> DIRECTION:
Write out only the lines from the start of the entries up to and including the line with "Chart.register(...registerables);"; please skip the pictures.

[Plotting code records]
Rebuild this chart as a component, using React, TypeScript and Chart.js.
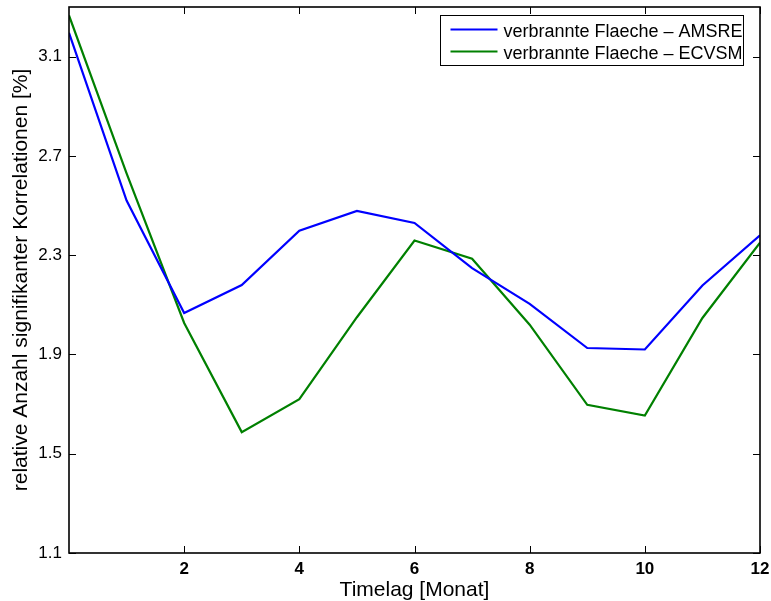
import { useEffect, useRef } from "react";
import { Chart, registerables } from "chart.js";

Chart.register(...registerables);

const timelag = [0, 1, 2, 3, 4, 5, 6, 7, 8, 9, 10, 11, 12];
const amsre = [3.196, 2.52, 2.067, 2.18, 2.399, 2.478, 2.43, 2.248, 2.104, 1.926, 1.92, 2.178, 2.38];
const ecvsm = [3.266, 2.63, 2.027, 1.587, 1.72, 2.05, 2.359, 2.286, 2.02, 1.697, 1.654, 2.047, 2.35];
const xTicks = [2, 4, 6, 8, 10, 12];
const yTicks = [1.1, 1.5, 1.9, 2.3, 2.7, 3.1];
const seriesLabels = ["verbrannte Flaeche \u2013 AMSRE", "verbrannte Flaeche \u2013 ECVSM"];
const seriesColors = ["#0000ff", "#008000"];
const xTitle = "Timelag [Monat]";
const yTitle = "relative Anzahl signifikanter Korrelationen [%]";

const FONT = "'Liberation Sans', Arial, Helvetica, sans-serif";

const framePlugin = {
  id: "matlabFrame",
  afterDraw(chart: any) {
    const { ctx, chartArea } = chart;
    const { left, right, top, bottom } = chartArea;
    const xs = chart.scales.x;
    const ys = chart.scales.y;
    ctx.save();
    // inward ticks on all four sides
    ctx.strokeStyle = "#000";
    ctx.lineWidth = 1;
    ctx.beginPath();
    const tl = 7;
    xTicks.forEach((v) => {
      const px = Math.round(xs.getPixelForValue(v)) + 0.5;
      ctx.moveTo(px, bottom);
      ctx.lineTo(px, bottom - tl);
      ctx.moveTo(px, top);
      ctx.lineTo(px, top + tl);
    });
    yTicks.forEach((v) => {
      const py = Math.round(ys.getPixelForValue(v)) + 0.5;
      ctx.moveTo(left, py);
      ctx.lineTo(left + tl, py);
      ctx.moveTo(right, py);
      ctx.lineTo(right - tl, py);
    });
    ctx.stroke();
    // frame
    ctx.lineWidth = 1.6;
    ctx.strokeRect(left, top, right - left, bottom - top);

    // legend
    const bx = Math.round(right - 320) + 0.5;
    const by = Math.round(top + 8) + 0.5;
    const bw = 303;
    const bh = 50;
    ctx.fillStyle = "#fff";
    ctx.fillRect(bx, by, bw, bh);
    ctx.lineWidth = 1;
    ctx.strokeStyle = "#000";
    ctx.strokeRect(bx, by, bw, bh);
    ctx.font = `18px ${FONT}`;
    ctx.textBaseline = "alphabetic";
    ctx.textAlign = "left";
    chart.data.datasets.forEach((ds: any, i: number) => {
      const ly = by + 14 + i * 22;
      ctx.strokeStyle = ds.borderColor;
      ctx.lineWidth = 2;
      ctx.beginPath();
      ctx.moveTo(bx + 10, ly);
      ctx.lineTo(bx + 57, ly);
      ctx.stroke();
      ctx.fillStyle = "#000";
      ctx.fillText(ds.label, bx + 63, ly + 7.5);
    });
    ctx.restore();
  },
};

const zeroPad = (scale: any) => {
  scale.paddingTop = 0;
  scale.paddingBottom = 0;
  scale.paddingLeft = 0;
  scale.paddingRight = 0;
};

export default function App() {
  const ref = useRef<HTMLCanvasElement>(null);
  useEffect(() => {
    if (!ref.current) return;
    const chart = new Chart(ref.current, {
      type: "line",
      data: {
        datasets: [amsre, ecvsm].map((vals, i) => ({
          label: seriesLabels[i],
          data: timelag.map((t, k) => ({ x: t, y: vals[k] })),
          borderColor: seriesColors[i],
          backgroundColor: seriesColors[i],
          borderWidth: 2.2,
          pointRadius: 0,
          tension: 0,
          fill: false,
        })),
      },
      options: {
        responsive: false,
        animation: false,
        layout: { padding: { top: 7, right: 11, left: 0, bottom: 0 } },
        plugins: {
          legend: { display: false },
          tooltip: { enabled: false },
        },
        scales: {
          x: {
            type: "linear",
            min: 0,
            max: 12,
            afterBuildTicks: (scale: any) => {
              scale.ticks = xTicks.map((v) => ({ value: v }));
            },
            afterFit: (scale: any) => {
              scale.height = 48;
              zeroPad(scale);
            },
            grid: { display: false, drawTicks: false },
            border: { display: false },
            ticks: {
              padding: 6,
              color: "#000",
              font: { family: FONT, size: 17, weight: "bold" },
              maxRotation: 0,
              autoSkip: false,
              callback: (v: any) => String(v),
            },
            title: {
              display: true,
              text: xTitle,
              color: "#000",
              font: { family: FONT, size: 21, lineHeight: 1.0 },
              padding: { top: 0, bottom: 0 },
            },
          },
          y: {
            type: "linear",
            min: 1.1,
            max: 3.3,
            afterBuildTicks: (scale: any) => {
              scale.ticks = yTicks.map((v) => ({ value: v }));
            },
            afterFit: (scale: any) => {
              scale.width = 69;
              zeroPad(scale);
            },
            grid: { display: false, drawTicks: false },
            border: { display: false },
            ticks: {
              padding: 7,
              color: "#000",
              font: { family: FONT, size: 17 },
              autoSkip: false,
              callback: (v: any) => Number(v).toFixed(1),
            },
            title: {
              display: true,
              text: yTitle,
              color: "#000",
              font: { family: FONT, size: 21 },
              padding: { top: 9, bottom: 0 },
            },
          },
        },
      },
      plugins: [framePlugin],
    });
    return () => chart.destroy();
  }, []);
  return (
    <div style={{ position: "fixed", left: 0, top: 0, width: 771, height: 601, background: "#fff" }}>
      <canvas ref={ref} width={771} height={601} style={{ display: "block", width: 771, height: 601 }} />
    </div>
  );
}
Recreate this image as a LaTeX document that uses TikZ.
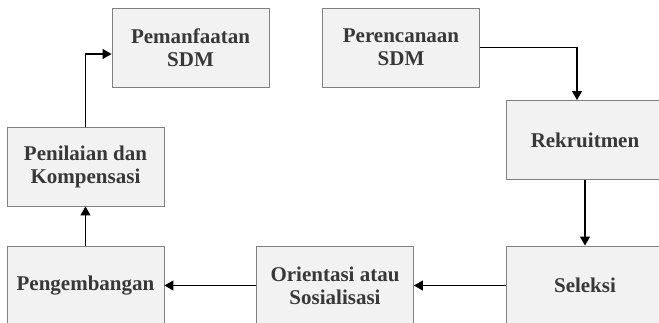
\documentclass[tikz,border=0pt]{standalone}
\usepackage{fontspec}
\setmainfont{Liberation Serif}
\usetikzlibrary{arrows.meta}

\tikzset{
  stage/.style={draw=black!50, fill=black!5, line width=0.9pt, minimum width=157pt,
    minimum height=79pt, inner sep=0pt, align=center, text=black!78,
    font=\bfseries\fontsize{21}{23}\selectfont},
  flow/.style={-{Triangle[length=9pt,width=10pt]}, line width=1.2pt}
}

\begin{document}
\begin{tikzpicture} [x=1pt, y=-1pt]

\useasboundingbox (0,0) rectangle (659,322);
\clip (0,0) rectangle (659,322);

\node [stage] (pem) at (190.5, 47.5) {Pemanfaatan\\SDM};
\node [stage] (per) at (401, 47.5) {Perencanaan\\SDM};
\node [stage] (rek) at (585, 140) {Rekruitmen};
\node [stage] (pen) at (85.5, 166.5) {Penilaian dan\\Kompensasi};
\node [stage] (pgb) at (85.5, 285.5) {Pengembangan};
\node [stage] (ori) at (335, 285.5) {Orientasi atau\\Sosialisasi};
\node [stage] (sel) at (585, 285.5) {Seleksi};

\draw [flow] (per.east) -| ([xshift=-8pt]rek.north);
\draw [flow] (rek) -- (sel);
\draw [flow] (sel) -- (ori);
\draw [flow] (ori) -- (pgb);
\draw [flow] (pgb) -- (pen);
\draw [flow] (pen.north) |- ([yshift=-6.5pt]pem.west);

\end{tikzpicture}
\end{document}
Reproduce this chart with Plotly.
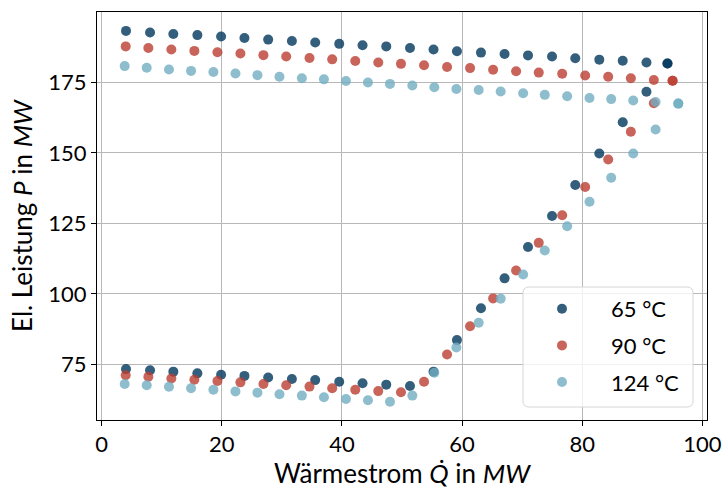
import plotly.graph_objects as go

# Heat flow Q (MW) and electrical power P (MW) for three supply temperatures.
# Each temperature has an upper and a lower operating branch.
q_65 = [4.05, 8.05, 11.93, 15.93, 19.88, 23.77, 27.72, 31.67, 35.55, 39.55, 43.43, 47.38,
        51.33, 55.25, 59.15, 63.15, 67.08, 70.98, 74.98, 78.85, 82.85, 86.75, 90.7, 94.2]
p_65_upper = [193.3, 192.7, 192.2, 191.8, 191.3, 190.8, 190.2, 189.7, 189.2, 188.7, 188.2, 187.8,
              187.2, 186.7, 186.1, 185.6, 185.1, 184.6, 184.2, 183.6, 183.1, 182.7, 182.1, 181.7]
p_65_lower = [73.3, 72.9, 72.4, 71.8, 71.3, 70.9, 70.3, 69.8, 69.4, 68.8, 68.3, 67.8,
              67.3, 72.4, 83.6, 94.9, 105.5, 116.6, 127.6, 138.6, 149.8, 160.9, 171.7, 181.7]

q_90 = [4.0, 7.77, 11.6, 15.43, 19.27, 23.1, 26.93, 30.72, 34.6, 38.38, 42.22, 46.05,
        49.83, 53.67, 57.5, 61.33, 65.17, 69.0, 72.77, 76.67, 80.5, 84.33, 88.1, 91.93, 95.05]
p_90_upper = [187.8, 187.2, 186.7, 186.2, 185.7, 185.3, 184.7, 184.2, 183.7, 183.2, 182.6, 182.1,
              181.6, 181.1, 180.5, 180.1, 179.5, 179.0, 178.5, 178.1, 177.5, 177.0, 176.5, 175.9, 175.6]
p_90_lower = [71.1, 70.6, 70.0, 69.5, 69.1, 68.6, 68.0, 67.6, 67.1, 66.5, 66.0, 65.5,
              65.1, 68.8, 78.5, 88.5, 98.4, 108.3, 118.1, 127.9, 137.9, 147.7, 157.5, 167.6, 175.6]

q_124 = [3.83, 7.5, 11.2, 14.88, 18.6, 22.27, 25.93, 29.6, 33.33, 37.0, 40.67, 44.33, 48.0,
         51.72, 55.38, 59.05, 62.77, 66.43, 70.17, 73.77, 77.5, 81.22, 84.83, 88.5, 92.22, 96.0]
p_124_upper = [180.8, 180.2, 179.6, 179.1, 178.7, 178.2, 177.6, 177.0, 176.5, 176.1, 175.5, 175.0, 174.5,
               173.9, 173.3, 172.7, 172.3, 171.8, 171.2, 170.6, 170.1, 169.5, 169.1, 168.6, 168.1, 167.5]
p_124_lower = [68.0, 67.55, 67.05, 66.5, 66.0, 65.4, 64.95, 64.4, 63.9, 63.3, 62.7, 62.25, 61.7,
               63.9, 72.0, 81.0, 89.75, 98.3, 106.9, 115.4, 124.0, 132.7, 141.2, 149.8, 158.3, 167.5]

labels = ["65 °C", "90 °C", "124 °C"]
colors = ["rgb(0,55,92)", "rgb(186,61,49)", "rgb(114,174,194)"]

x_ticks = [0, 20, 40, 60, 80, 100]
y_ticks = [75, 100, 125, 150, 175]

series = [
    (q_65, p_65_upper, p_65_lower),
    (q_90, p_90_upper, p_90_lower),
    (q_124, p_124_upper, p_124_lower),
]

fig = go.Figure()
for (q, upper, lower), name, color in zip(series, labels, colors):
    fig.add_trace(go.Scatter(
        x=q + q,
        y=upper + lower,
        mode="markers",
        name=name,
        legendgroup=name,
        marker=dict(size=10, color=color, opacity=0.8, line=dict(width=0)),
    ))

# plot area in pixels, used to place the legend frame
W, H = 723, 493
ML, MR, MT, MB = 97, 16, 12, 73
pw, ph = W - ML - MR, H - MT - MB


def px_x(v):
    return (v - ML) / pw


def px_y(v):
    return (H - MB - v) / ph


# rounded, semi-transparent frame behind the legend entries
x0, x1, y0, y1, r = px_x(523), px_x(693), px_y(407), px_y(287), 6
rx, ry = r / pw, r / ph
frame = (
    f"M {x0 + rx},{y0} L {x1 - rx},{y0} Q {x1},{y0} {x1},{y0 + ry} "
    f"L {x1},{y1 - ry} Q {x1},{y1} {x1 - rx},{y1} "
    f"L {x0 + rx},{y1} Q {x0},{y1} {x0},{y1 - ry} "
    f"L {x0},{y0 + ry} Q {x0},{y0} {x0 + rx},{y0} Z"
)
fig.add_shape(type="path", path=frame, xref="paper", yref="paper",
              fillcolor="rgba(255,255,255,0.8)", line=dict(color="#d6d6d6", width=1),
              layer="above")

axis_common = dict(
    showline=True, linecolor="black", linewidth=1, mirror=True,
    ticks="outside", ticklen=5, tickwidth=1, tickcolor="black",
    showgrid=True, gridcolor="#b8b8b8", gridwidth=1,
    zeroline=False, automargin=False,
    tickfont=dict(family="Lato", size=22, color="black"),
)

fig.update_layout(
    width=W, height=H,
    margin=dict(l=ML, r=MR, t=MT, b=MB),
    paper_bgcolor="white", plot_bgcolor="white",
    font=dict(family="Lato", color="black"),
    xaxis=dict(
        range=[-0.78, 100.78], tickvals=x_ticks,
        title=dict(text="Wärmestrom <i>Q̇</i> in <i>MW</i>",
                   font=dict(family="Lato", size=26), standoff=6),
        **axis_common,
    ),
    yaxis=dict(
        range=[55.25, 200.0], tickvals=y_ticks,
        title=dict(text="El. Leistung <i>P</i> in <i>MW</i>",
                   font=dict(family="Lato", size=26), standoff=8),
        **axis_common,
    ),
    legend=dict(
        x=px_x(513), y=px_y(288), xanchor="left", yanchor="top",
        bgcolor="rgba(0,0,0,0)", borderwidth=0,
        font=dict(family="Lato", size=22, color="black"),
        itemwidth=88,
        tracegroupgap=5,
    ),
    showlegend=True,
)

fig.write_html("out.html")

> CORRECT OUTPUT:
Rebuild this chart as a component, using React, TypeScript and Chart.js.
import { useEffect, useRef } from "react";
import { Chart, registerables } from "chart.js";

Chart.register(...registerables);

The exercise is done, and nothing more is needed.